Objective -> Reproduce the material word for word; the images stay out.

....

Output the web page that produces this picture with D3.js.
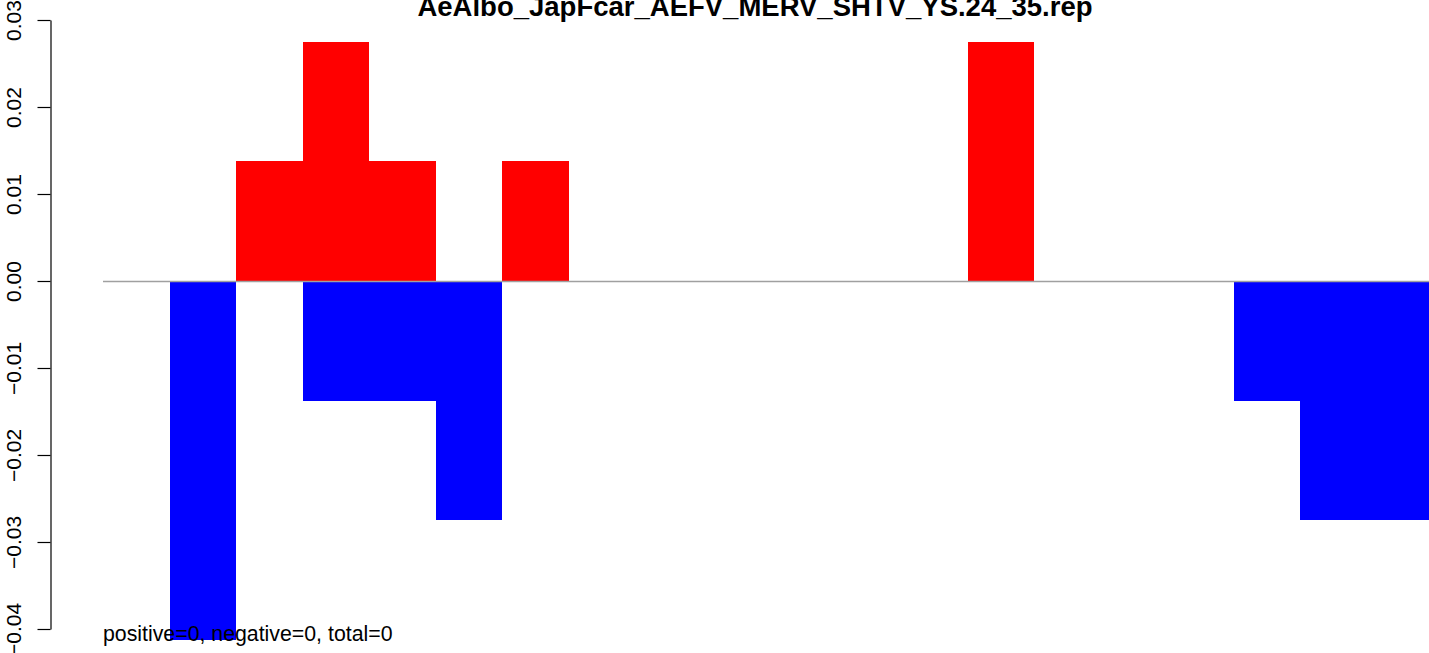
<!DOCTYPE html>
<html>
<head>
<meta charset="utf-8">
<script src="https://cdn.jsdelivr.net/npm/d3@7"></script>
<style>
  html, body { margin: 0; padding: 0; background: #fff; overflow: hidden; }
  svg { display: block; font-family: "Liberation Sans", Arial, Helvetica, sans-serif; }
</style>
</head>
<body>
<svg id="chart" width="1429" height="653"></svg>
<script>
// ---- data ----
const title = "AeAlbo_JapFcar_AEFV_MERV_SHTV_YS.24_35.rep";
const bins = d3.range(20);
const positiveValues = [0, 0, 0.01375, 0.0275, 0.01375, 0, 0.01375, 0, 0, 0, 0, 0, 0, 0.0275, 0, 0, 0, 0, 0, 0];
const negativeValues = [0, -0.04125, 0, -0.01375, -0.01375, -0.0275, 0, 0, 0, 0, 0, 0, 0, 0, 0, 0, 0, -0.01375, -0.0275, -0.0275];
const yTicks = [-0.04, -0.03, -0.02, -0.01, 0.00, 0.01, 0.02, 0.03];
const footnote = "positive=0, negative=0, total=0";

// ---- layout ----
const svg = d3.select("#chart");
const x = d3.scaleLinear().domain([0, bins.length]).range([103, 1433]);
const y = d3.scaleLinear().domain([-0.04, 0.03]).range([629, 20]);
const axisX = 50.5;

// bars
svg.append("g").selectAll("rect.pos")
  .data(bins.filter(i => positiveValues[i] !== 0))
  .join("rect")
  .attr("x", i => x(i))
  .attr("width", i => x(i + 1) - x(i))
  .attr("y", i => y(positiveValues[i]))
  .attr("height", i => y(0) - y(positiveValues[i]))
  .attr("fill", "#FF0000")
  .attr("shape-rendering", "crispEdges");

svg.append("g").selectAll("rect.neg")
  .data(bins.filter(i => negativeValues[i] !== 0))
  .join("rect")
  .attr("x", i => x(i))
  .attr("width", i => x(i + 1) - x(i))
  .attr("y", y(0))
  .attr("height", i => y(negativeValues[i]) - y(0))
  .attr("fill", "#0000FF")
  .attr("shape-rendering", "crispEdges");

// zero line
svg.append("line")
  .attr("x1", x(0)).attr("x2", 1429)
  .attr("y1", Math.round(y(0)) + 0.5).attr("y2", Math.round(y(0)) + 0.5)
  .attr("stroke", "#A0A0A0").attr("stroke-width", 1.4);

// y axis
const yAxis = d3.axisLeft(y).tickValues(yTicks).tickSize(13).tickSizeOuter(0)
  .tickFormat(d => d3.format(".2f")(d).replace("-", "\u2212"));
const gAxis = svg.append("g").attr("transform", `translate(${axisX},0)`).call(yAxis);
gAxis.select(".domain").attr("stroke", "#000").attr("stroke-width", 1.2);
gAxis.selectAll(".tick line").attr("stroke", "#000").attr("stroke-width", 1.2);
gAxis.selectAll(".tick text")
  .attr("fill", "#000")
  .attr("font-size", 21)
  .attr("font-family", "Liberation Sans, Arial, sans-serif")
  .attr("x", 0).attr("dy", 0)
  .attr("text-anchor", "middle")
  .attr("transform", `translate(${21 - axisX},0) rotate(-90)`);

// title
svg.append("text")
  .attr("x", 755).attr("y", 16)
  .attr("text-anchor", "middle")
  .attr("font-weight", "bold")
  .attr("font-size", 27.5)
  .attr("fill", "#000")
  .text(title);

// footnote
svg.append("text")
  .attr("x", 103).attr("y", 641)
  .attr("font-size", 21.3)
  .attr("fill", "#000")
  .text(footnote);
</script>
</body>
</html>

....

Answer to this task ->
Output the web page that produces this picture with D3.js.
<!DOCTYPE html>
<html>
<head>
<meta charset="utf-8">
<script src="https://cdn.jsdelivr.net/npm/d3@7"></script>
<style>
  html, body { margin: 0; padding: 0; background: #fff; overflow: hidden; }
  svg { display: block; font-family: "Liberation Sans", Arial, Helvetica, sans-serif; }
</style>
</head>
<body>
<svg id="chart" width="1429" height="653"></svg>
<script>
// ---- data ----
const title = "AeAlbo_JapFcar_AEFV_MERV_SHTV_YS.24_35.rep";
const bins = d3.range(20);
const positiveValues = [0, 0, 0.01375, 0.0275, 0.01375, 0, 0.01375, 0, 0, 0, 0, 0, 0, 0.0275, 0, 0, 0, 0, 0, 0];
const negativeValues = [0, -0.04125, 0, -0.01375, -0.01375, -0.0275, 0, 0, 0, 0, 0, 0, 0, 0, 0, 0, 0, -0.01375, -0.0275, -0.0275];
const yTicks = [-0.04, -0.03, -0.02, -0.01, 0.00, 0.01, 0.02, 0.03];
const footnote = "positive=0, negative=0, total=0";

// ---- layout ----
const svg = d3.select("#chart");
const x = d3.scaleLinear().domain([0, bins.length]).range([103, 1433]);
const y = d3.scaleLinear().domain([-0.04, 0.03]).range([629, 20]);
const axisX = 50.5;

// bars
svg.append("g").selectAll("rect.pos")
  .data(bins.filter(i => positiveValues[i] !== 0))
  .join("rect")
  .attr("x", i => x(i))
  .attr("width", i => x(i + 1) - x(i))
  .attr("y", i => y(positiveValues[i]))
  .attr("height", i => y(0) - y(positiveValues[i]))
  .attr("fill", "#FF0000")
  .attr("shape-rendering", "crispEdges");

svg.append("g").selectAll("rect.neg")
  .data(bins.filter(i => negativeValues[i] !== 0))
  .join("rect")
  .attr("x", i => x(i))
  .attr("width", i => x(i + 1) - x(i))
  .attr("y", y(0))
  .attr("height", i => y(negativeValues[i]) - y(0))
  .attr("fill", "#0000FF")
  .attr("shape-rendering", "crispEdges");

// zero line
svg.append("line")
  .attr("x1", x(0)).attr("x2", 1429)
  .attr("y1", Math.round(y(0)) + 0.5).attr("y2", Math.round(y(0)) + 0.5)
  .attr("stroke", "#A0A0A0").attr("stroke-width", 1.4);

// y axis
const yAxis = d3.axisLeft(y).tickValues(yTicks).tickSize(13).tickSizeOuter(0)
  .tickFormat(d => d3.format(".2f")(d).replace("-", "\u2212"));
const gAxis = svg.append("g").attr("transform", `translate(${axisX},0)`).call(yAxis);
gAxis.select(".domain").attr("stroke", "#000").attr("stroke-width", 1.2);
gAxis.selectAll(".tick line").attr("stroke", "#000").attr("stroke-width", 1.2);
gAxis.selectAll(".tick text")
  .attr("fill", "#000")
  .attr("font-size", 21)
  .attr("font-family", "Liberation Sans, Arial, sans-serif")
  .attr("x", 0).attr("dy", 0)
  .attr("text-anchor", "middle")
  .attr("transform", `translate(${21 - axisX},0) rotate(-90)`);

// title
svg.append("text")
  .attr("x", 755).attr("y", 16)
  .attr("text-anchor", "middle")
  .attr("font-weight", "bold")
  .attr("font-size", 27.5)
  .attr("fill", "#000")
  .text(title);

// footnote
svg.append("text")
  .attr("x", 103).attr("y", 641)
  .attr("font-size", 21.3)
  .attr("fill", "#000")
  .text(footnote);
</script>
</body>
</html>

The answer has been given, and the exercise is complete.